Pictures in the entries below are to be left out; otherwise, reproduce exactly the lines from the first through the line containing "from matplotlib.ticker import MultipleLocator".

Input rows:
** Start **

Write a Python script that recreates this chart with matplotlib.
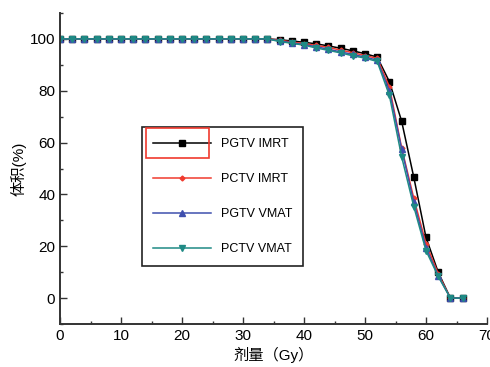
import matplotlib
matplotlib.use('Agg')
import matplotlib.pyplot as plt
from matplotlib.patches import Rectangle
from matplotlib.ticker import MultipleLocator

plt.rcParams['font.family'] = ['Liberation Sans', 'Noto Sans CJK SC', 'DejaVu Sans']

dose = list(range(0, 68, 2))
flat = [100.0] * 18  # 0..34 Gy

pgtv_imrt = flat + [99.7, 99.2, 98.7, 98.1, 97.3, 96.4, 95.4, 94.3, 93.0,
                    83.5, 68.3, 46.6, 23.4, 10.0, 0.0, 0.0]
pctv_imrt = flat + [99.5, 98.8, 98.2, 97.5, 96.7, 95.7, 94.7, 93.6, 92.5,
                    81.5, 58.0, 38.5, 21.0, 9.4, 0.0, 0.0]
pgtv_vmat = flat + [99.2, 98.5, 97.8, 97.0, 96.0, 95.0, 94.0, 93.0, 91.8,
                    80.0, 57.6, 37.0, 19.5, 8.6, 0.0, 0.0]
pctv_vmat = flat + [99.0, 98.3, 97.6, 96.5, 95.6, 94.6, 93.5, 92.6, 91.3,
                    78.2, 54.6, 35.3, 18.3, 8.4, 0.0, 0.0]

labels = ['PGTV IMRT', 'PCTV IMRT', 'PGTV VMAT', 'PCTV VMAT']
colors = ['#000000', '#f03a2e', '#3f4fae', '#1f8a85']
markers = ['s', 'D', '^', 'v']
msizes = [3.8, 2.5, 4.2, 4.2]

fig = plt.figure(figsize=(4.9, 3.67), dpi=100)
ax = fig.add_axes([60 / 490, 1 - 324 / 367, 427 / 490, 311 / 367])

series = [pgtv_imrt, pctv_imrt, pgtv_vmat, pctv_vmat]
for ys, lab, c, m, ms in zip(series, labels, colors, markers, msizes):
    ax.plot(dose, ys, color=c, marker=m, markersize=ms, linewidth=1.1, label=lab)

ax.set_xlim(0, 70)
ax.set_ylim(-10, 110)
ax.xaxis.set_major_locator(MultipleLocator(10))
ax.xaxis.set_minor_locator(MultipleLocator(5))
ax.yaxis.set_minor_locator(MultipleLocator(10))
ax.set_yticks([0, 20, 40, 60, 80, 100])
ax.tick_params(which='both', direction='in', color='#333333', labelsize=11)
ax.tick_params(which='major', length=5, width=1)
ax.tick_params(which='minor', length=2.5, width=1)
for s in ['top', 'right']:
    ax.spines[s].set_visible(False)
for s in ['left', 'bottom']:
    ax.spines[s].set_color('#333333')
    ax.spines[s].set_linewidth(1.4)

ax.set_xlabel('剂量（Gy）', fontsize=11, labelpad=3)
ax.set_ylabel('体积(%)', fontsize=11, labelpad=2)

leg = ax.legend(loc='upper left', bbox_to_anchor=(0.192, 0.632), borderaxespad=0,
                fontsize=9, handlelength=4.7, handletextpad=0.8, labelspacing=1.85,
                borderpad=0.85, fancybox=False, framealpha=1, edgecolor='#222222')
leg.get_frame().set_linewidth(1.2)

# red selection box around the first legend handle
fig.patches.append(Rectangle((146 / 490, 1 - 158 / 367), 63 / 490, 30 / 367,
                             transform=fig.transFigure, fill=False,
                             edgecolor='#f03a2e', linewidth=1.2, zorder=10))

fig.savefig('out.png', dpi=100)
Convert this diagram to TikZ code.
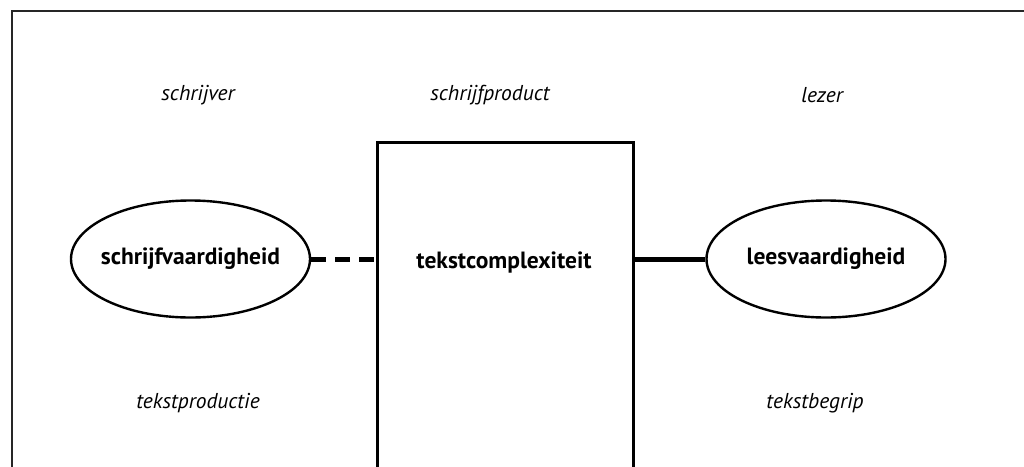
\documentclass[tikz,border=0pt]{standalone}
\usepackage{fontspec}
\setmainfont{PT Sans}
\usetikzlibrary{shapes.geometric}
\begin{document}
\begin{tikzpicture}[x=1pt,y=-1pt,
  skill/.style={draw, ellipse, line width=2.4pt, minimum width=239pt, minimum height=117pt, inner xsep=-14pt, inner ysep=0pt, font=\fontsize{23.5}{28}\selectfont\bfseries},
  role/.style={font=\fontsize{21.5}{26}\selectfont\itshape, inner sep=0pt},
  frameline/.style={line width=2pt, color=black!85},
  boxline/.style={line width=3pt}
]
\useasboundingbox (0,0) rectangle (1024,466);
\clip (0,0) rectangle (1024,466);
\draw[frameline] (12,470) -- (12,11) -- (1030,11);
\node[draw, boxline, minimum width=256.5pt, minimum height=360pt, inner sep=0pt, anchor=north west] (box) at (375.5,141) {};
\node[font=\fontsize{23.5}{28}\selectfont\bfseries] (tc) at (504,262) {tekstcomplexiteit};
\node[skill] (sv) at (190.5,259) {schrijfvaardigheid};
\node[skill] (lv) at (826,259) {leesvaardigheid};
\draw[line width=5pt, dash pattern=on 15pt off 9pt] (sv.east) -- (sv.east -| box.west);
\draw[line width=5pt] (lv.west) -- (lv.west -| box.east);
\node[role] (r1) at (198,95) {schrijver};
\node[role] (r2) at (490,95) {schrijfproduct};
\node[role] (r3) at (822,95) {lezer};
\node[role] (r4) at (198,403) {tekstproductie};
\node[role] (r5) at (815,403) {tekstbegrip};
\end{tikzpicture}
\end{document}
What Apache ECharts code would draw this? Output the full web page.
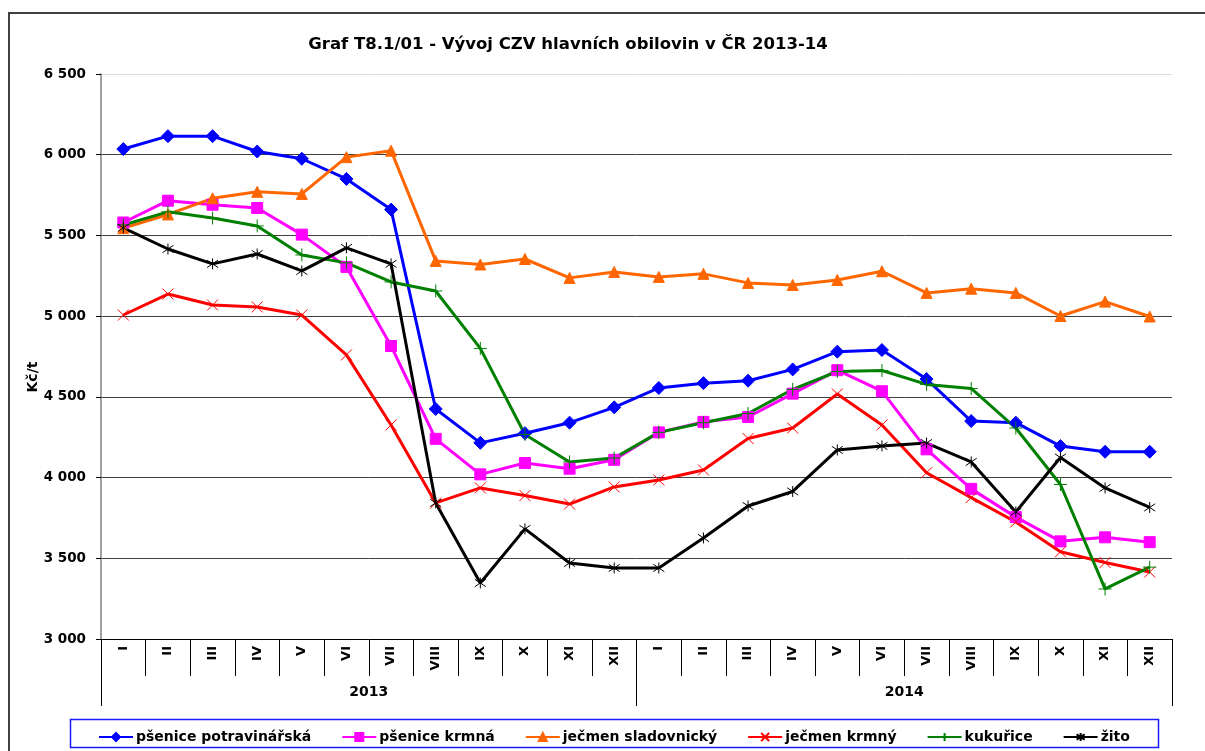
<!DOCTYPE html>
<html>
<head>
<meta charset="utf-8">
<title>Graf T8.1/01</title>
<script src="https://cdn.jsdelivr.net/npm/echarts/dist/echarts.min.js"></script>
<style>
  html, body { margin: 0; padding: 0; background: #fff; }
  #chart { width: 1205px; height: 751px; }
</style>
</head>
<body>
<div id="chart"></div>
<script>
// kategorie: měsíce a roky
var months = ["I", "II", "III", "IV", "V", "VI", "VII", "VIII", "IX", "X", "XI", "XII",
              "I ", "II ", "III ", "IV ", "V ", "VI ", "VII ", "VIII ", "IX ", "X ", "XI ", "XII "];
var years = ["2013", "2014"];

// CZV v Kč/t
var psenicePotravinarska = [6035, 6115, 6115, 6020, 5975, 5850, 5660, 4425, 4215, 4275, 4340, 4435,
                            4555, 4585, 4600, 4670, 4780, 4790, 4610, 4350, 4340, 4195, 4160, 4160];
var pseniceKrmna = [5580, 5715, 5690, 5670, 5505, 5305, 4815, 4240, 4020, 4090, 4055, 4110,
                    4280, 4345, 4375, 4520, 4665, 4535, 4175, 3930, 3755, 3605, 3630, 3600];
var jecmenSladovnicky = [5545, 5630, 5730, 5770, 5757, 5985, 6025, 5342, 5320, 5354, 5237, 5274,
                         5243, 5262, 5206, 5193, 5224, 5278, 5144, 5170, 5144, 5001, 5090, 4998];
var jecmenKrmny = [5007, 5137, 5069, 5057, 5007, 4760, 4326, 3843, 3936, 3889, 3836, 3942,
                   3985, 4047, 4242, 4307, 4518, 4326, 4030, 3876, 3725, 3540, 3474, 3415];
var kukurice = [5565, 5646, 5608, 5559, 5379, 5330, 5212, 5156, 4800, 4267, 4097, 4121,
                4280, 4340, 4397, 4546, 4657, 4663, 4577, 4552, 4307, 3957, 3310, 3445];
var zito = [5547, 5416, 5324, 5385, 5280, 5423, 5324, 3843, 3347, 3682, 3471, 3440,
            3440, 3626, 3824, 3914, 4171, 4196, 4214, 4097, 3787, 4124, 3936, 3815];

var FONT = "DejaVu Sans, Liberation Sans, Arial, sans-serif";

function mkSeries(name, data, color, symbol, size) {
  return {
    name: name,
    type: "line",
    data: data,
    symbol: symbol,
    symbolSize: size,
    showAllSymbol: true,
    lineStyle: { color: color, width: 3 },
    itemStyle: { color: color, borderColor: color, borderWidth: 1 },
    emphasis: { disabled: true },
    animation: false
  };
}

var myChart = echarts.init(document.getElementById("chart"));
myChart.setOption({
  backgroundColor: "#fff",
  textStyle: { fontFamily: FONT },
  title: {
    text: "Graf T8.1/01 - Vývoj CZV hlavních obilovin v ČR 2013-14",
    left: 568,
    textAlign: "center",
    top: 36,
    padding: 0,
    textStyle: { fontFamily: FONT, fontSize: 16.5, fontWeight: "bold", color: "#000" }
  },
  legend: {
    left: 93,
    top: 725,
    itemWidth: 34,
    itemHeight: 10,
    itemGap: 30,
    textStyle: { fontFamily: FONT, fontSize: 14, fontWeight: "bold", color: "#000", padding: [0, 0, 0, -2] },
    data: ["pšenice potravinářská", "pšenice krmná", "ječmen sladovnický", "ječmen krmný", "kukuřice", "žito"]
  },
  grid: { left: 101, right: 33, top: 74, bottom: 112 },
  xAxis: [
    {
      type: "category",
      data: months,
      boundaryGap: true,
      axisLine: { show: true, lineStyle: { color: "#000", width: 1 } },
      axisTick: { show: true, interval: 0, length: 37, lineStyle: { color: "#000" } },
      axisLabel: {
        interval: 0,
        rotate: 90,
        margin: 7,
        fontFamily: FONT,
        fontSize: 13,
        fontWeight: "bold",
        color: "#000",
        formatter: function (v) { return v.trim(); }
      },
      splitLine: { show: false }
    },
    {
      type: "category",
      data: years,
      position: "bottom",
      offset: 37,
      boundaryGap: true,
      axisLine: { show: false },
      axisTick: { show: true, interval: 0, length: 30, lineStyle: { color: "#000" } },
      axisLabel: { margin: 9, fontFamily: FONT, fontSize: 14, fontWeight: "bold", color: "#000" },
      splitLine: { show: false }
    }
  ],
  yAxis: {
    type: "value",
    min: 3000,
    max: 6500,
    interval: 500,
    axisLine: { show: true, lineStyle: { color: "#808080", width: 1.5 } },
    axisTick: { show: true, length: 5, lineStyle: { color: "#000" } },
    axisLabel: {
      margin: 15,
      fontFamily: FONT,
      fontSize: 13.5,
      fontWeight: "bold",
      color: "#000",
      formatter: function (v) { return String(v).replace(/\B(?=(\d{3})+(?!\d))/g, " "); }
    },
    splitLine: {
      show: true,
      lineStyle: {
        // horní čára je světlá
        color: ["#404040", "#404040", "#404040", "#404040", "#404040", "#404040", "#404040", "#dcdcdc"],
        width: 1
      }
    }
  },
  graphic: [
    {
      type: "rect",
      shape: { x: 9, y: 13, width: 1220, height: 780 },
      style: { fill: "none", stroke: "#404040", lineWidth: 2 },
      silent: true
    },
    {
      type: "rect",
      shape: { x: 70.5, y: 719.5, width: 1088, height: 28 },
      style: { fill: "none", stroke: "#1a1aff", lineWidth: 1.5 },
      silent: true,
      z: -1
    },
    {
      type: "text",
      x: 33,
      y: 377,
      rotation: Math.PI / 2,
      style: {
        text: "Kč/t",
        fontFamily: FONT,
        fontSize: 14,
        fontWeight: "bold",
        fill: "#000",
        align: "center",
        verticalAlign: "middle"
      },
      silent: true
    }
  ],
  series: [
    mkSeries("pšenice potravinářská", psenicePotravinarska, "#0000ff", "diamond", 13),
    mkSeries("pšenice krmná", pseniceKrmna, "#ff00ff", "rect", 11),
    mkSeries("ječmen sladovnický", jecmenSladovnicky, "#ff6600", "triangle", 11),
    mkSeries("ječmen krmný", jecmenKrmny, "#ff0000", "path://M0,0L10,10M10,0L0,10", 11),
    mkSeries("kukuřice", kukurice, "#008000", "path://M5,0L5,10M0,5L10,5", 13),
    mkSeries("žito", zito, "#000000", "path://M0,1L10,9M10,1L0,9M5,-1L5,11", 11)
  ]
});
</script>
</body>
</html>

** End **

Exercise answer:
Write a Python script that recreates this chart with matplotlib.
import matplotlib
matplotlib.use('Agg')
import matplotlib.pyplot as plt
from matplotlib.patches import Rectangle
from matplotlib.ticker import MultipleLocator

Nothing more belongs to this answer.